In some ways, this discussion could be pursued as one that sketches out how Information Architecture could evolve to look more intently as what it inside the information transactions. While this may be an abundantly practical thing to do, perhaps simply to avoid spawning too many new disciplines, I would be tempted to maintain some measure of distinction between these two perspectives of outside-in and inside-out. Within actual projects, I actually do find that we leverage quite different strategies and tools when we are establishing the Information Architecture that dwells upon the surface as opposed to when we are engineering the content processes in the strata below.
This is not to suggest that the complexities manifest within the Information Architecture will be less than those seen within the content layers. In fact, the reverse is more commonly true as once we are looking at the domain of information transactions we are confronted with the universe of instantiations and with it the bewildering transactional volumes and multifaceted business implications. In the domain of the Content Engineering, we have the opportunity to apply selection and prioritization criteria, abstraction techniques and automated content processes so that information transactions can be expressly designed to address identified requirements. The requirements that Content Engineering sets out to address, it is important to highlight, are defined by the Information Architecture activity and the work of understanding what information is needed, by whom, and to what end in terms of supporting a task or satisfying a need. With the requirement declared, the Content Engineering activity can be pursued to establish the most effective and efficient way to address the requirement. Content Engineering is thus focused on process optimization and, once again, when we are dealing with phenomenal scales of information volumes it is critical that enterprises find the efficiencies that the optimization of content processes can introduce.
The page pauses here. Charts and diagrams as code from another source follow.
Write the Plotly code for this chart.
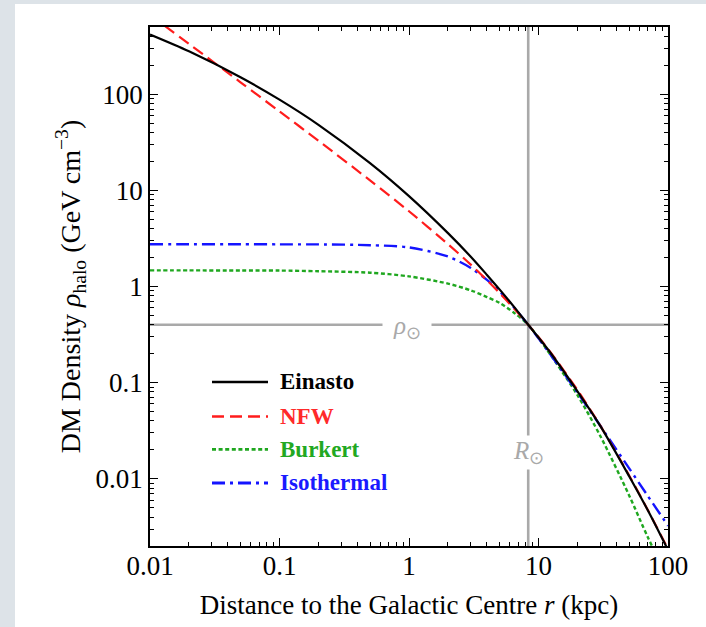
import math
import plotly.graph_objects as go

# ---------------- data ----------------
r_kpc = [0.01, 0.02, 0.05, 0.1, 0.2, 0.5, 1, 2, 3, 4, 5, 6.5, 8.33, 12, 20, 30, 50, 70, 100]

rho_einasto = [417, 279, 150, 87.7, 48.0, 19.2, 8.71, 3.59, 2.04, 1.32, 0.933, 0.610,
               0.400, 0.216, 0.0813, 0.0355, 0.0107, 0.00468, 0.00182]
rho_nfw = [668, 334, 133, 66.2, 32.8, 12.7, 6.06, 2.76, 1.69, 1.16, 0.856, 0.586,
           0.400, 0.219, 0.0836, 0.0357, 0.0109, 0.00472, 0.00186]
rho_burkert = [1.47, 1.47, 1.468, 1.465, 1.442, 1.392, 1.274, 1.072, 0.912, 0.776, 0.676, 0.531,
               0.400, 0.2065, 0.0741, 0.0279, 0.00676, 0.00245, 0.00092]
rho_isothermal = [2.75, 2.75, 2.75, 2.745, 2.74, 2.69, 2.55, 2.05, 1.56, 1.17, 0.89, 0.60,
                  0.400, 0.207, 0.0789, 0.0356, 0.0129, 0.0066, 0.00325]

series_names = ["Einasto", "NFW", "Burkert", "Isothermal"]

R_SUN = 8.33
RHO_SUN = 0.4

x_range = [0.01, 100]
y_range = [0.002, 500]
x_tickvals = [0.01, 0.1, 1, 10, 100]
x_ticktext = ["0.01", "0.1", "1", "10", "100"]
y_tickvals = [0.01, 0.1, 1, 10, 100]
y_ticktext = ["0.01", "0.1", "1", "10", "100"]

# ---------------- styling ----------------
SERIF = "Liberation Serif, Times New Roman, serif"
GRAY = "#a9a9a9"
styles = {
    "Einasto": dict(color="#000000", dash="solid", width=2.2, text="#000000"),
    "NFW": dict(color="#ff1c1c", dash="12px,6px", width=2.2, text="#ff2a2a"),
    "Burkert": dict(color="#1fa71f", dash="4px,2.6px", width=2.4, text="#22a822"),
    "Isothermal": dict(color="#1414ff", dash="13px,5px,3px,5px", width=2.4, text="#1a1aff"),
}
series_values = {
    "Einasto": rho_einasto,
    "NFW": rho_nfw,
    "Burkert": rho_burkert,
    "Isothermal": rho_isothermal,
}


def ital(s, size):
    return '<span style="font-style:italic;font-size:%spx">%s</span>' % (size, s)


fig = go.Figure()

# reference lines
fig.add_trace(go.Scatter(x=x_range, y=[RHO_SUN, RHO_SUN], mode="lines",
                         line=dict(color=GRAY, width=2.6), hoverinfo="skip", showlegend=False))
fig.add_trace(go.Scatter(x=[R_SUN, R_SUN], y=y_range, mode="lines",
                         line=dict(color=GRAY, width=2.6), hoverinfo="skip", showlegend=False))

# curves (black drawn last, on top)
for name in ["Burkert", "Isothermal", "NFW", "Einasto"]:
    st = styles[name]
    fig.add_trace(go.Scatter(
        x=r_kpc, y=series_values[name], mode="lines", name=name,
        line=dict(color=st["color"], dash=st["dash"], width=st["width"], shape="spline", smoothing=0.8),
        showlegend=False,
    ))

minor_vals = [m * 10.0 ** e for e in range(-3, 3) for m in range(2, 10)]

axis_common = dict(
    type="log", showline=True, linecolor="black", linewidth=1.6, mirror="ticks",
    ticks="inside", ticklen=8, tickwidth=1.3, tickcolor="black",
    showgrid=False, zeroline=False, tickmode="array",
    tickfont=dict(family=SERIF, size=27, color="black"),
    minor=dict(ticks="inside", ticklen=4.5, tickwidth=1.1, tickcolor="black",
               showgrid=False, tickmode="array", tickvals=minor_vals),
    automargin=False,
)

fig.update_layout(
    width=706, height=627,
    margin=dict(l=150, r=38, t=27, b=81),
    paper_bgcolor="#dde3e8",
    plot_bgcolor="white",
    showlegend=False,
    xaxis=dict(axis_common, range=[math.log10(x_range[0]), math.log10(x_range[1])],
               tickvals=x_tickvals, ticktext=x_ticktext, ticklabelstandoff=-5,
               title=dict(text="Distance to the Galactic Centre " + ital("r", 27) + " (kpc)",
                          font=dict(family=SERIF, size=27, color="black"), standoff=15)),
    yaxis=dict(axis_common, range=[math.log10(y_range[0]), math.log10(y_range[1])],
               tickvals=y_tickvals, ticktext=y_ticktext,
               title=dict(text="DM Density " + ital("ρ", 28) + "<sub>halo</sub> (GeV cm<sup>−3</sup>)",
                          font=dict(family=SERIF, size=28, color="black"), standoff=7)),
)

# white panel behind the figure
fig.add_shape(type="rect", xref="paper", yref="paper", x0=-0.2606, x1=1.2, y0=-0.3, y1=1.0443,
              fillcolor="white", line_width=0, layer="below")

# labels on the reference lines
fig.add_annotation(x=math.log10(0.96), y=math.log10(RHO_SUN), xref="x", yref="y",
                   text=ital("ρ", 25) + "<sub>⊙</sub>", showarrow=False, bgcolor="white", width=46,
                   yshift=-3, font=dict(family=SERIF, size=25, color=GRAY))
fig.add_annotation(x=math.log10(R_SUN), y=math.log10(0.0188), xref="x", yref="y",
                   text=ital("R", 25) + "<sub>⊙</sub>", showarrow=False, bgcolor="white",
                   font=dict(family=SERIF, size=25, color=GRAY))

# legend (drawn in the plot area)
leg_x0, leg_x1, leg_tx = 0.1197, 0.2278, 0.2471
leg_rows = [0.316, 0.2495, 0.186, 0.1214]
for name, yy in zip(series_names, leg_rows):
    st = styles[name]
    fig.add_shape(type="line", xref="paper", yref="paper", x0=leg_x0, x1=leg_x1, y0=yy, y1=yy,
                  line=dict(color=st["color"], dash=st["dash"], width=st["width"] + 0.4))
    fig.add_annotation(x=leg_tx, y=yy, xref="paper", yref="paper", xanchor="left", yanchor="middle",
                       text=name, showarrow=False,
                       font=dict(family=SERIF, size=23, color=st["text"], weight="bold"))

fig.write_html("out.html")
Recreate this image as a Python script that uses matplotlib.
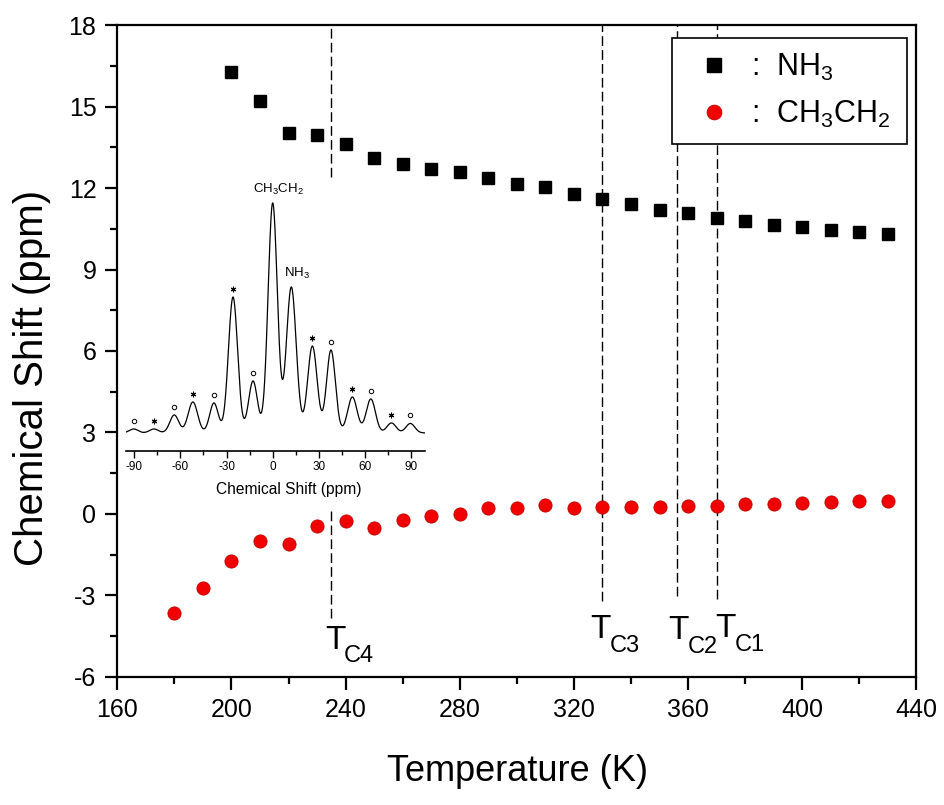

The Forrester Research report highlights the fact that Information Architecture has made scant progress at winning the respect and attention of the mainstream Information Technology (IT) management regimes. There are indications that the value of, and growing need for, Information Architecture is acknowledged but, as a discipline, Information Architecture still looks nebulous to those who inhabit more specialized, or entrenched, disciplines. If Information Architecture has not yet won its due recognition, then it must be conceded that the domain of Content Engineering is barely even visible. Despite the mountains of cash expended in the direction of information technology, in truth few organizations have been forced to think deeply about their information domains and therefore to consider seriously how they should practice the discipline of Information Architecture. Fewer enterprises still have been pushed by information challenges to the point where they need to systematically optimize their information performance and to do so by looking deeply into the content sources and processes behind their information – into the formative patterns that produce the information itself. However, this is all starting to change as the age of digitization picks up steam and the rate of information expansion fully outstrips our current abilities to cope. In general, the time has come for us to step up the pace with which the interrelated disciplines of Information Architecture and Content Engineering are advanced, adopted and applied.